Oh yeah thank you, It seems developed. But I’m still getting problem in hyperparameter_search method. I defined my backend parameter to ‘optuna’ but the error said: You picked the optuna backend, but it is not installed. Use pip install optuna., though I’ve already pip-installed it before the hyperparameter_search code line. The case was same when I defined the backend parameter into ‘ray’. Have I make a mistake? I run my code in Google Colab by the way.

It means that it is not installed in your current environment. If you are using notebooks, you have to restart the kernel. Python needs to reload the libraries to see which ones are available.

2 Likes

Oh yeah it has already worked. Thank you so much! :grin:

I wonder if Sylvain or others might have advice on how to make the hyperparameters search more efficient or manageable, time and resource-wise.

I’ve tried slimming down the dataset (500K rows to 90K rows), reducing the number of parameters to tune (to just 1, number of epochs) and changing the “direction” to “minimize” instead of “maximize”.

Is there something else I can do, aside from further cutting down the size of the dataset? I’m running trials on Colab Pro with GPU/high-RAM enabled, and current version looks like it’ll take about 7 hours (perfectly fine for others I’m sure).

I don’t suppose there’s an equivalent of RandomizedSearchCV for trainer?

Note that you can use pretty much anything in optuna and Ray Tune by just subclassing the Trainer and overriding the proper methods.

1 Like

I’m having some issues with this, under the optuna backend.
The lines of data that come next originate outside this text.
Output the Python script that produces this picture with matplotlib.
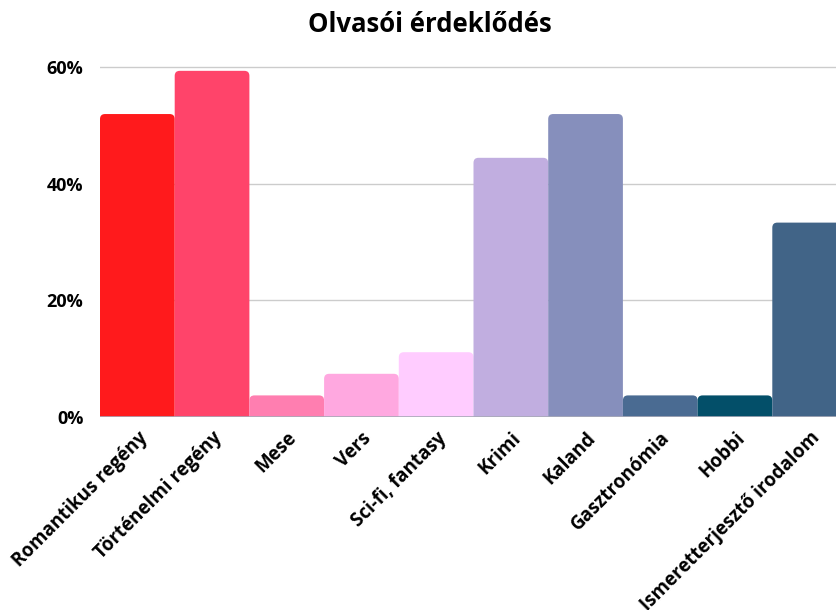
import matplotlib.pyplot as plt
from matplotlib.patches import FancyBboxPatch
from matplotlib.ticker import PercentFormatter

categories = ["Romantikus regény", "Történelmi regény", "Mese", "Vers",
              "Sci-fi, fantasy", "Krimi", "Kaland", "Gasztronómia", "Hobbi",
              "Ismeretterjesztő irodalom"]
values = [51.9, 59.3, 3.7, 7.4, 11.1, 44.4, 51.9, 3.7, 3.7, 33.3]
colors = ["#ff1a1c", "#ff446a", "#ff7eb0", "#ffa8e0", "#ffccff",
          "#c1aee0", "#868fbc", "#4a6b92", "#034f69", "#416487"]
yticks = [0, 20, 40, 60]

plt.rcParams['font.family'] = ['Open Sans', 'DejaVu Sans']

fig = plt.figure(figsize=(8.36, 6.1), dpi=100)
ax = fig.add_axes([100 / 836, 193 / 610, 747 / 836, 352 / 610])

ax.set_xlim(-0.5, len(categories) - 0.5)
ax.set_ylim(0, 60.3)

# px per data unit, used to keep the corner radius round
px_x = 747 / len(categories)
px_y = 352 / 60.3
aspect = px_x / px_y

bars = ax.bar(range(len(values)), values, width=1.0, color=colors)
for b, c in zip(bars, colors):
    b.set_visible(False)
    x, w, h = b.get_x(), b.get_width(), b.get_height()
    r = 5 / px_x
    patch = FancyBboxPatch((x, -5), w, h + 5,
                           boxstyle=f"round,pad=0,rounding_size={r}",
                           mutation_aspect=aspect, facecolor=c,
                           edgecolor="none", zorder=2)
    ax.add_patch(patch)

ax.set_yticks(yticks)
ax.yaxis.set_major_formatter(PercentFormatter(decimals=0))
ax.grid(axis="y", color="#cccccc", linewidth=1, zorder=0)
ax.axhline(0, color="#a8aab8", linewidth=1.2, zorder=3)
for s in ax.spines.values():
    s.set_visible(False)
ax.tick_params(axis="both", length=0)
ax.tick_params(axis="y", pad=12, labelsize=13)

ax.set_xticks(range(len(categories)))
ax.set_xticklabels(categories, rotation=45, ha="right", va="top",
                   rotation_mode="anchor", fontsize=13.5, fontweight="bold")
for t in ax.get_yticklabels():
    t.set_fontweight("bold")
ax.tick_params(axis="x", pad=8)

fig.suptitle("Olvasói érdeklődés", x=430 / 836, y=1 - 11 / 610,
             fontsize=18.5, fontweight="bold", va="top")

fig.savefig("out.png", dpi=100)
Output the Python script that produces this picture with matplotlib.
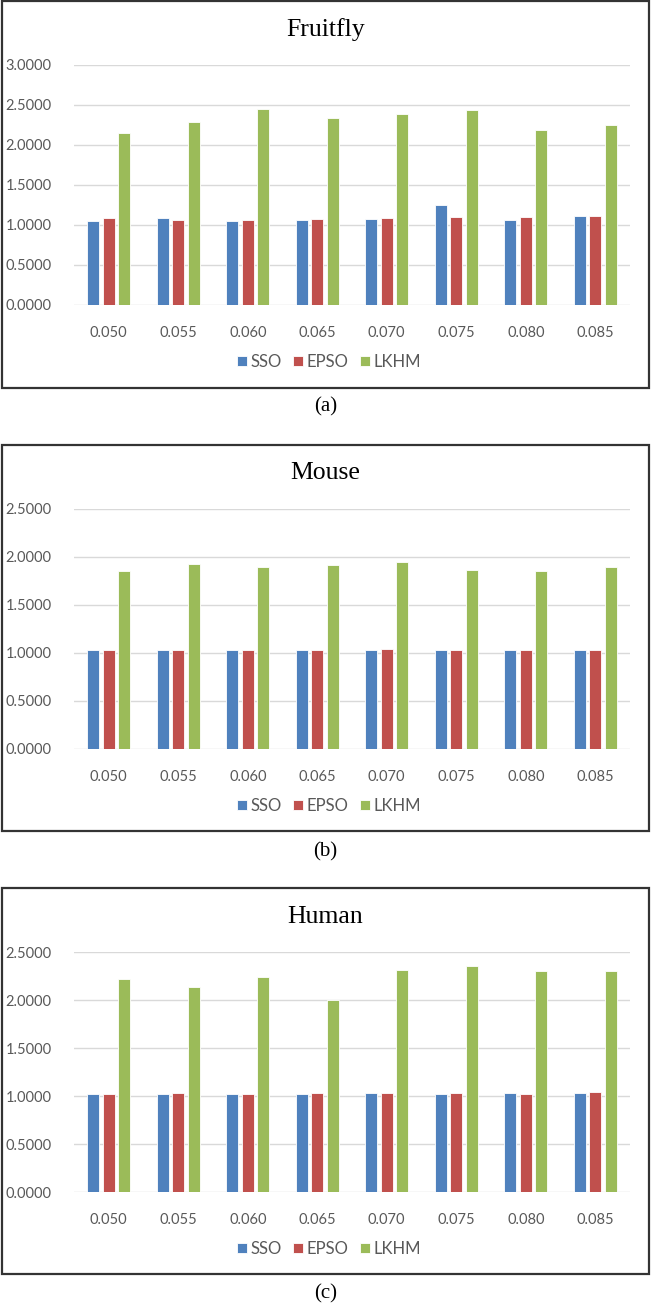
import numpy as np
import matplotlib.pyplot as plt
from matplotlib.patches import Rectangle
from matplotlib.ticker import MultipleLocator, FormatStrFormatter

# categorias (eje x)
categorias = ['0.050', '0.055', '0.060', '0.065', '0.070', '0.075', '0.080', '0.085']
series = ['SSO', 'EPSO', 'LKHM']

# (a) Fruitfly
fruitfly_sso = [1.046, 1.088, 1.054, 1.063, 1.079, 1.250, 1.067, 1.108]
fruitfly_epso = [1.088, 1.067, 1.067, 1.071, 1.088, 1.096, 1.100, 1.108]
fruitfly_lkhm = [2.154, 2.290, 2.446, 2.338, 2.383, 2.438, 2.183, 2.254]

# (b) Mouse
mouse_sso = [1.030, 1.030, 1.030, 1.033, 1.032, 1.028, 1.030, 1.033]
mouse_epso = [1.030, 1.028, 1.035, 1.032, 1.037, 1.030, 1.035, 1.035]
mouse_lkhm = [1.854, 1.927, 1.892, 1.920, 1.944, 1.868, 1.858, 1.892]

# (c) Human
human_sso = [1.026, 1.024, 1.026, 1.026, 1.031, 1.026, 1.031, 1.031]
human_epso = [1.026, 1.028, 1.026, 1.031, 1.031, 1.028, 1.026, 1.038]
human_lkhm = [2.219, 2.135, 2.243, 2.000, 2.313, 2.354, 2.306, 2.302]

titulos = ['Fruitfly', 'Mouse', 'Human']
rotulos = ['(a)', '(b)', '(c)']
ymaxs = [3.0, 2.5, 2.5]

colores = ['#4F81BD', '#C0504D', '#9BBB59']
gris = '#595959'

W, H = 651, 1305
fig = plt.figure(figsize=(W / 100, H / 100), dpi=100)

# posiciones en pixeles: (caja_top, caja_bottom, grid_top, grid_bottom, titulo, leyenda, rotulo)
paneles = [
    (1, 388, 65, 305, 30, 362, 407),
    (445, 831, 509, 749, 473, 806, 852),
    (888, 1274, 952, 1192, 917, 1249, 1294),
]

datos = [
    (fruitfly_sso, fruitfly_epso, fruitfly_lkhm),
    (mouse_sso, mouse_epso, mouse_lkhm),
    (human_sso, human_epso, human_lkhm),
]

x = np.arange(len(categorias))
ancho = 0.175
paso = 0.225

for i, (caja_t, caja_b, g_t, g_b, y_tit, y_ley, y_rot) in enumerate(paneles):
    # marco negro alrededor de cada grafico
    fig.patches.append(Rectangle((2 / W, 1 - caja_b / H), (W - 4) / W, (caja_b - caja_t) / H,
                                 transform=fig.transFigure, fill=False,
                                 edgecolor='#333333', linewidth=1.6))
    ax = fig.add_axes([74 / W, 1 - g_b / H, 556 / W, (g_b - g_t) / H])
    for j, (serie, valores) in enumerate(zip(series, datos[i])):
        ax.bar(x + (j - 1) * paso, valores, width=ancho, color=colores[j],
               edgecolor='white', linewidth=0.6, label=serie, zorder=3)
    ax.set_xlim(-0.5, len(categorias) - 0.5)
    ax.set_ylim(0, ymaxs[i])
    ax.yaxis.set_major_locator(MultipleLocator(0.5))
    ax.yaxis.set_major_formatter(FormatStrFormatter('%.4f'))
    ax.set_xticks(x)
    ax.set_xticklabels(categorias)
    ax.grid(axis='y', color='#D9D9D9', linewidth=1.0, zorder=0)
    for s in ax.spines.values():
        s.set_visible(False)
    ax.tick_params(length=0, colors=gris, labelsize=10.5)
    ax.tick_params(axis='x', pad=15)
    ax.tick_params(axis='y', pad=16)
    for t in ax.get_xticklabels() + ax.get_yticklabels():
        t.set_fontfamily('Lato')

    fig.text(0.5, 1 - y_tit / H, titulos[i], ha='center', va='center',
             fontsize=18.5, family='Liberation Serif')
    ax.legend(loc='center', bbox_to_anchor=(0.505, 1 - y_ley / H), bbox_transform=fig.transFigure,
              ncol=3, frameon=False, handlelength=0.6, handleheight=0.6, handletextpad=0.2,
              columnspacing=0.7, prop={'family': 'Lato', 'size': 12}, labelcolor=gris)
    fig.text(0.5, 1 - y_rot / H, rotulos[i], ha='center', va='center',
             fontsize=15, family='Liberation Serif')

fig.savefig('out.png', dpi=100)
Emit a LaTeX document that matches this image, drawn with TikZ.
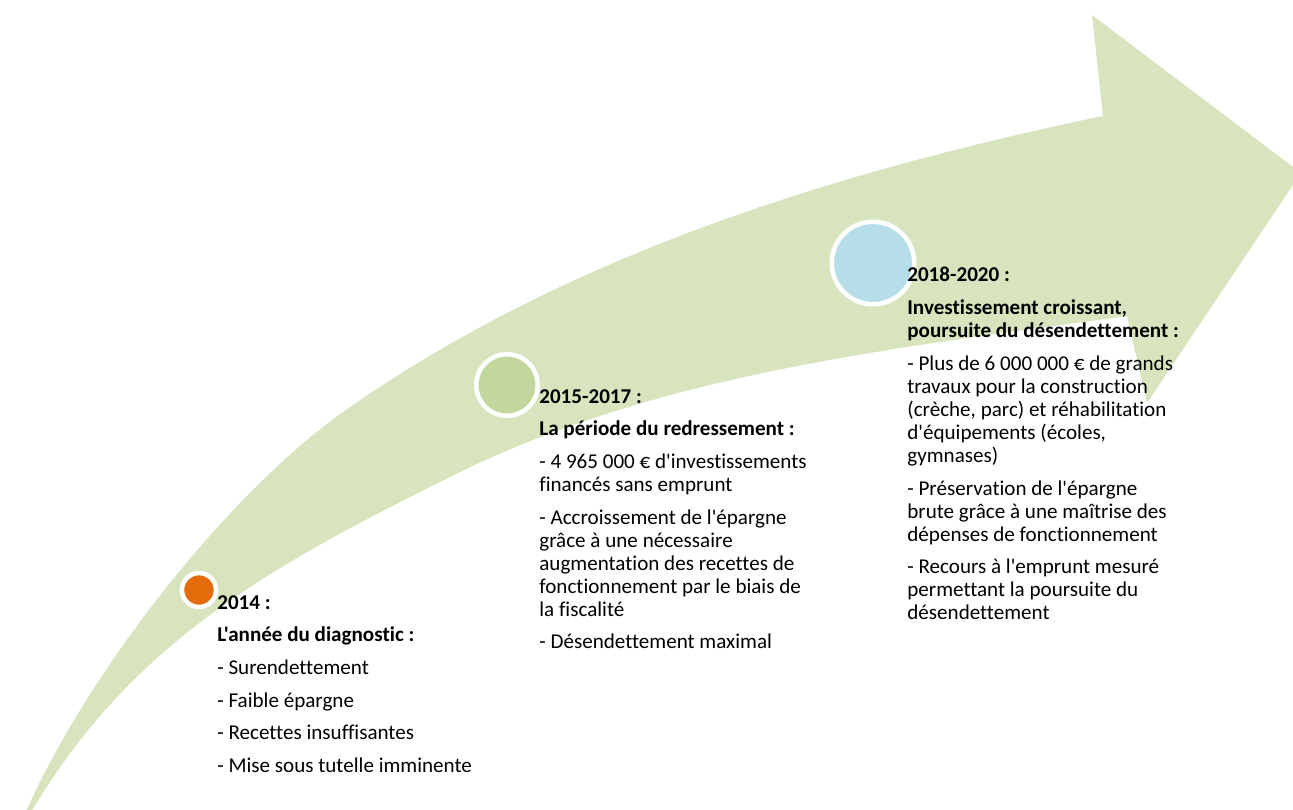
\documentclass[tikz,border=0pt]{standalone}
\usepackage{fontspec}
\setmainfont{Carlito}[Ligatures={TeXOff,NoCommon}]
\definecolor{bandgreen}{HTML}{D7E4BD}
\definecolor{dotgreen}{HTML}{C3D69B}
\definecolor{dotblue}{HTML}{B7DEE8}
\definecolor{dotorange}{HTML}{E46C0A}
\tikzstyle{milestone}=[circle,draw=white,line width=0.09cm,inner sep=0pt]
\tikzstyle{period}=[anchor=north west,align=left,inner sep=0pt,font=\fontsize{12}{13.1}\selectfont]

\begin{document}
\begin{tikzpicture}[x=0.02cm,y=-0.02cm]
\useasboundingbox (0,0) rectangle (1293,809);
\clip (0,0) rectangle (1293,809);
% curved arrow
\fill[bandgreen] (25,814) .. controls (85,676) and (227,492) .. (350,407)
  .. controls (572,253) and (839,171) .. (1103,116)
  -- (1092,15) -- (1301,173) -- (1147,403) -- (1127,316)
  .. controls (897,348) and (657,373) .. (450,477)
  .. controls (271,566) and (131,642) .. (30,814)
  -- cycle;
% milestones
\node[milestone,fill=dotorange,minimum size=0.68cm] at (199,590) (d2014) {};
\node[milestone,fill=dotgreen,minimum size=1.23cm] at (507,385) (d2015) {};
\node[milestone,fill=dotblue,minimum size=1.65cm] at (873,263) (d2018) {};
% texts
\node[period] at (217,595) (t2014) {\textbf{2014 :}\\[5.5pt]
  \textbf{L'année du diagnostic :}\\[5.5pt]
  - Surendettement\\[5.5pt]
  - Faible épargne\\[5.5pt]
  - Recettes insuffisantes\\[5.5pt]
  - Mise sous tutelle imminente};
\node[period] at (539,389) (t2015) {\textbf{2015-2017 :}\\[5.5pt]
  \textbf{La période du redressement :}\\[5.5pt]
  - 4 965 000 € d'investissements\\
  financés sans emprunt\\[5.5pt]
  - Accroissement de l'épargne\\
  grâce à une nécessaire\\
  augmentation des recettes de\\
  fonctionnement par le biais de\\
  la fiscalité\\[5.5pt]
  - Désendettement maximal};
\node[period] at (907,267) (t2018) {\textbf{2018-2020 :}\\[5.5pt]
  \textbf{Investissement croissant,}\\
  \textbf{poursuite du désendettement :}\\[5.5pt]
  - Plus de 6 000 000 € de grands\\
  travaux pour la construction\\
  (crèche, parc) et réhabilitation\\
  d'équipements (écoles,\\
  gymnases)\\[5.5pt]
  - Préservation de l'épargne\\
  brute grâce à une maîtrise des\\
  dépenses de fonctionnement\\[5.5pt]
  - Recours à l'emprunt mesuré\\
  permettant la poursuite du\\
  désendettement};
\end{tikzpicture}
\end{document}
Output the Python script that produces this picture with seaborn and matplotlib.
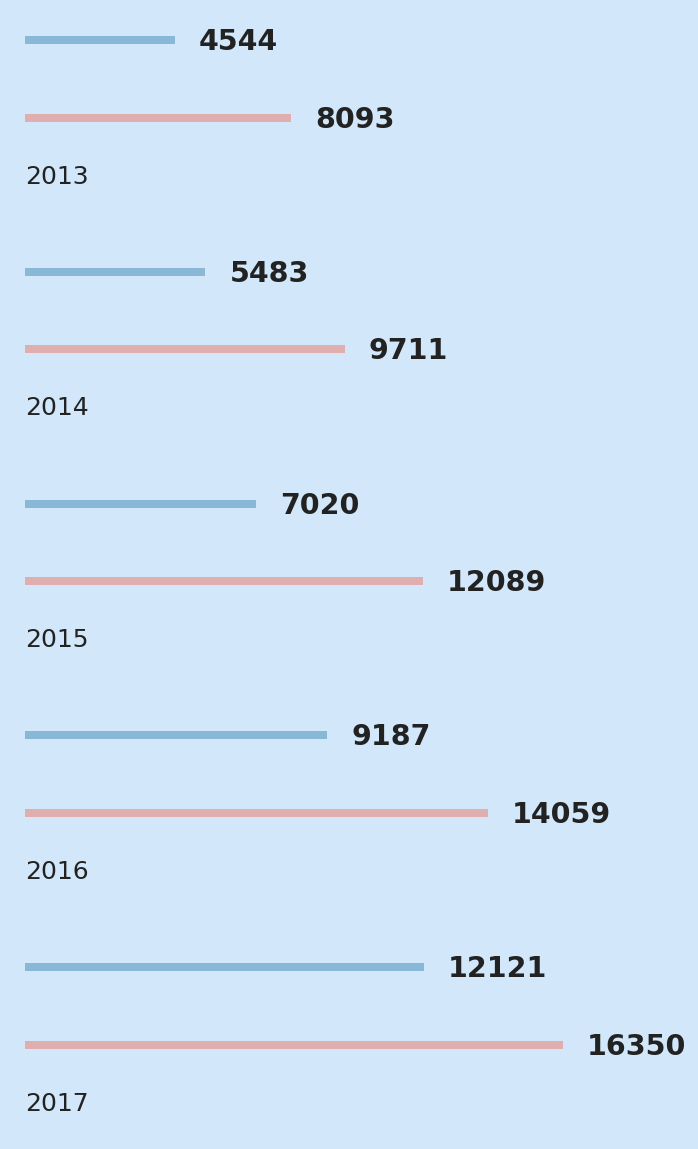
import matplotlib
matplotlib.use("Agg")
import matplotlib.pyplot as plt
import seaborn as sns
import pandas as pd
import numpy as np

years = ["2013", "2014", "2015", "2016", "2017"]
series_a = [4544, 5483, 7020, 9187, 12121]
series_b = [8093, 9711, 12089, 14059, 16350]

BG = "#D2E8FA"
BLUE = "#89B8D6"
PINK = "#E0AEAE"
TXT = "#222222"

sns.set_theme(style="white")
plt.rcParams["font.family"] = ["DejaVu Sans"]

W, H = 698, 1149
fig = plt.figure(figsize=(W / 100, H / 100), dpi=100, facecolor=BG)
ax = fig.add_axes([0, 0, 1, 1], facecolor=BG)

px_per_unit = (563 - 25) / 16350.0
x0 = -25 / px_per_unit
x1 = (W - 25) / px_per_unit

top = 40.0
group_step = 231.8
pair_gap = 77.5
label_gap = 66.0

rows = []
for i, y in enumerate(years):
    base = top + i * group_step
    rows.append(dict(year=y, series="a", value=series_a[i], pos=base))
    rows.append(dict(year=y, series="b", value=series_b[i], pos=base + pair_gap))
df = pd.DataFrame(rows)

sns.barplot(data=df, x="value", y="pos", hue="series", orient="h",
            native_scale=True, dodge=False, width=8 / pair_gap,
            palette={"a": BLUE, "b": PINK}, saturation=1, legend=False,
            linewidth=0, ax=ax)

ax.set_xlim(x0, x1)
ax.set_ylim(H, 0)
ax.axis("off")

gap_units = 24 / px_per_unit
for _, r in df.iterrows():
    ax.text(r["value"] + gap_units, r["pos"] + 10, f"{r['value']}", ha="left", va="baseline",
            fontsize=20.5, fontweight="bold", color=TXT)

for i, y in enumerate(years):
    ax.text(0, top + i * group_step + pair_gap + label_gap, y, ha="left", va="baseline",
            fontsize=18, fontweight="normal", color=TXT)

fig.savefig("out.png", dpi=100, facecolor=BG)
Here is my hyperparameter space :

def hyperparameter_space(trial):

    return {
        "learning_rate": trial.suggest_float("learning_rate", 1e-6, 1e-4, log=True),
        "per_device_train_batch_size": trial.suggest_categorical("per_device_train_batch_size", [8, 16, 32]),
        "weight_decay": trial.suggest_float("weight_decay", 1e-12, 1e-1, log=True),
        "adam_epsilon": trial.suggest_float("adam_epsilon", 1e-10, 1e-6, log=True)
    }

When I call trainer.hyperparameter_search on this, I find that it varies the number of epochs, too, despite these being fixed in TrainingArguments to 5. The run that’s going now has run 5-epoch trials a few times but now it’s running a 20-epoch trial… Has anyone observed anything like this ?

Thank you very much.

That may be linked to some bug I fixed a few weeks ago with the Trainer modifying its TrainingArguments: it used to change the value of max_steps which would then change the number of epochs for you since you are changing the batch size.

Can you check if you get this behavior on current master?

Hi @sgugger, in case you’re not aware of it, it seems the latest commit on master broke the Colab notebook you shared on Twitter

Trying to run that notebook, I hit the following error when trying to run

best_run = trainer.hyperparameter_search(n_trials=10, direction="maximize")

with the optuna backend.

Stack trace:

/usr/local/lib/python3.6/dist-packages/sklearn/metrics/_classification.py:900: RuntimeWarning:

invalid value encountered in double_scalars

[W 2020-10-22 14:58:41,815] Trial 0 failed because of the following error: RuntimeError("Metrics contains more entries than just 'eval_loss', 'epoch' and 'total_flos', please provide your own compute_objective function.",)
Traceback (most recent call last):
  File "/usr/local/lib/python3.6/dist-packages/optuna/study.py", line 799, in _run_trial
    result = func(trial)
  File "/usr/local/lib/python3.6/dist-packages/transformers/integrations.py", line 114, in _objective
    trainer.train(model_path=model_path, trial=trial)
  File "/usr/local/lib/python3.6/dist-packages/transformers/trainer.py", line 803, in train
    self._maybe_log_save_evaluate(tr_loss, model, trial, epoch)
  File "/usr/local/lib/python3.6/dist-packages/transformers/trainer.py", line 855, in _maybe_log_save_evaluate
    self._report_to_hp_search(trial, epoch, metrics)
  File "/usr/local/lib/python3.6/dist-packages/transformers/trainer.py", line 537, in _report_to_hp_search
    self.objective = self.compute_objective(metrics.copy())
  File "/usr/local/lib/python3.6/dist-packages/transformers/trainer_utils.py", line 120, in default_compute_objective
    "Metrics contains more entries than just 'eval_loss', 'epoch' and 'total_flos', please provide your own compute_objective function."
RuntimeError: Metrics contains more entries than just 'eval_loss', 'epoch' and 'total_flos', please provide your own compute_objective function.
---------------------------------------------------------------------------
RuntimeError                              Traceback (most recent call last)
<ipython-input-26-12c3f54763db> in <module>()
----> 1 best_run = trainer.hyperparameter_search(n_trials=10, direction="maximize")

10 frames
/usr/local/lib/python3.6/dist-packages/transformers/trainer_utils.py in default_compute_objective(metrics)
    118     if len(metrics) != 0:
    119         raise RuntimeError(
--> 120             "Metrics contains more entries than just 'eval_loss', 'epoch' and 'total_flos', please provide your own compute_objective function."
    121         )
    122     return loss

RuntimeError: Metrics contains more entries than just 'eval_loss', 'epoch' and 'total_flos', please provide your own compute_objective function.

I tried passing the dict produced by trainer.evaluate() in the compute_objective arg, but this complains that TypeError: 'dict' object is not callable.

I’d be happy to fix the docs / code if you can give me some pointers on where to start!